The UK's share of the market also slumped, declining to 37 per cent from 41 per cent. That said, the UK was still one of five places where sales desks acted as intermediates in over three-quarters (77 per cent) of all foreign exchange trading. The other four rival financial centres were the US, Singapore, Hong Kong and Japan.

Read more: Sterling on the front foot as Jackson Hole approaches

The drop in activity comes as regulators take a tougher stance on banks' failings in the forex markets. For example, in 2014, the Financial Conduct Authority smacked five banks, including Citibank, HSBC and UBS, with fines totaling £1.1bn.

The city watchdog hit Barclays with a £284m penalty a year later.

Also, 2013's figures were boosted by heightened interest in the Japanese yen, thanks to the Bank of Japan's stimulus measures at the time.
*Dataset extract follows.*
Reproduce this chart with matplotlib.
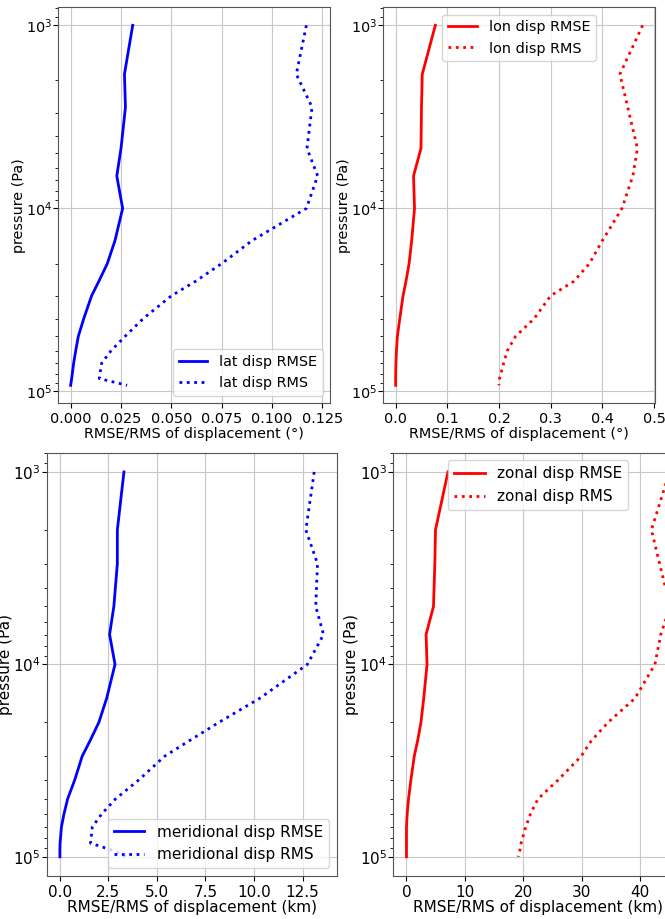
import matplotlib
matplotlib.use('Agg')
import matplotlib.pyplot as plt

# pressure levels (Pa)
p_deg = [1000, 1850, 2800, 4700, 6650, 10000, 15000, 20000, 25000, 30000,
         40000, 50000, 60000, 70000, 85000, 92500]
p_km = [1000, 2000, 3000, 5000, 7000, 10000, 15000, 20000, 25000, 30000,
        40000, 50000, 60000, 70000, 85000, 92500, 100000]

# displacement errors in degrees
lat_rmse = [0.0308, 0.0267, 0.0272, 0.0250, 0.0229, 0.0258, 0.0220, 0.0182, 0.0140, 0.0104,
            0.0065, 0.0038, 0.0025, 0.0015, 0.0005, 0.0]
lat_rms = [0.117, 0.112, 0.1198, 0.1173, 0.1226, 0.117, 0.090, 0.075, 0.062, 0.050,
           0.036, 0.027, 0.020, 0.0154, 0.0142, 0.028]
lon_rmse = [0.0768, 0.0515, 0.050, 0.049, 0.0346, 0.0365, 0.031, 0.026, 0.020, 0.0143,
            0.008, 0.0033, 0.0015, 0.0005, 0.0, 0.0]
lon_rms = [0.478, 0.434, 0.449, 0.468, 0.459, 0.438, 0.400, 0.375, 0.345, 0.300,
           0.268, 0.232, 0.216, 0.209, 0.201, 0.200]

# displacement errors in km
mer_rmse = [3.30, 2.96, 2.96, 2.78, 2.56, 2.84, 2.41, 2.01, 1.55, 1.15,
            0.76, 0.40, 0.21, 0.08, 0.01, 0.0, 0.0]
mer_rms = [13.1, 12.67, 13.27, 13.18, 13.58, 12.75, 10.3, 8.2, 6.65, 5.4,
           4.05, 2.87, 2.15, 1.67, 1.58, 2.7, 3.4]
zon_rmse = [7.1, 4.96, 4.85, 4.62, 3.35, 3.52, 2.95, 2.48, 1.9, 1.33,
            0.75, 0.35, 0.12, 0.0, 0.0, 0.0, 0.0]
zon_rms = [45.0, 41.9, 43.3, 45.1, 43.5, 42.5, 39.1, 34.5, 31.6, 29.9,
           25.9, 22.5, 21.2, 20.4, 19.6, 19.4, 19.1]

W, H = 665, 919
fig = plt.figure(figsize=(W / 100, H / 100), dpi=100)


def box(l, t, r, b):
    return [l / W, 1 - b / H, (r - l) / W, (b - t) / H]


def panel(rect, p, rmse, rms, color, name, unit, loc, fs):
    ax = fig.add_axes(rect)
    ax.plot(rmse, p, color=color, lw=2, label=name + ' disp RMSE')
    ax.plot(rms, p, color=color, lw=2, ls=':', label=name + ' disp RMS')
    ax.set_yscale('log')
    ax.invert_yaxis()
    ax.grid(True, color='#c8c8c8')
    ax.set_xlabel('RMSE/RMS of displacement (' + unit + ')', fontsize=fs, labelpad=0.5)
    ax.set_ylabel('pressure (Pa)', fontsize=fs, labelpad=0)
    ax.tick_params(labelsize=fs)
    ax.tick_params(axis='x', pad=2.8)
    ax.tick_params(axis='y', pad=1)
    ax.legend(loc=loc, fontsize=fs)
    for s in ax.spines.values():
        s.set_color('#555555')
    return ax


panel(box(58.3, 7.3, 330, 403.3), p_deg, lat_rmse, lat_rms, 'b', 'lat', '°', 'lower right', 10.4)
panel(box(383.3, 7.3, 655, 403.3), p_deg, lon_rmse, lon_rms, 'r', 'lon', '°', 'upper center', 10.4)
panel(box(46.7, 452.7, 336.7, 876), p_km, mer_rmse, mer_rms, 'b', 'meridional', 'km', 'lower right', 11)
panel(box(393.3, 452.7, 683.3, 876), p_km, zon_rmse, zon_rms, 'r', 'zonal', 'km', 'upper center', 11)

fig.savefig('out.png', dpi=100)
"When the results of the last BIS Triennial Survey were published in 2013, we were looking at a very different market landscape than we are today," added Dan Marcus, chief executive of ParFX. "In the past three years, there has been a significant shift in market structure, undoubtedly influenced by elements such as black swan events such as the Swiss National Bank's decision [on pegging currency], extended periods of low volatility and interest rates, and the continued prominence of disruptive latency-led misbehaviour."

Read more: Have we seen the end of volatility in the currency markets?

Meanwhile, the US dollar maintained its crown for the most dominant currency traded in 2016, compromise one side of 88 per cent of all trades in April. Emerging market currencies, including the renminbi, have increased in popularity, while market share slipped for the euro, yen and Australian dollar.

The 2016 survey was based off of data collected from almost 1,300 banks and other dealers.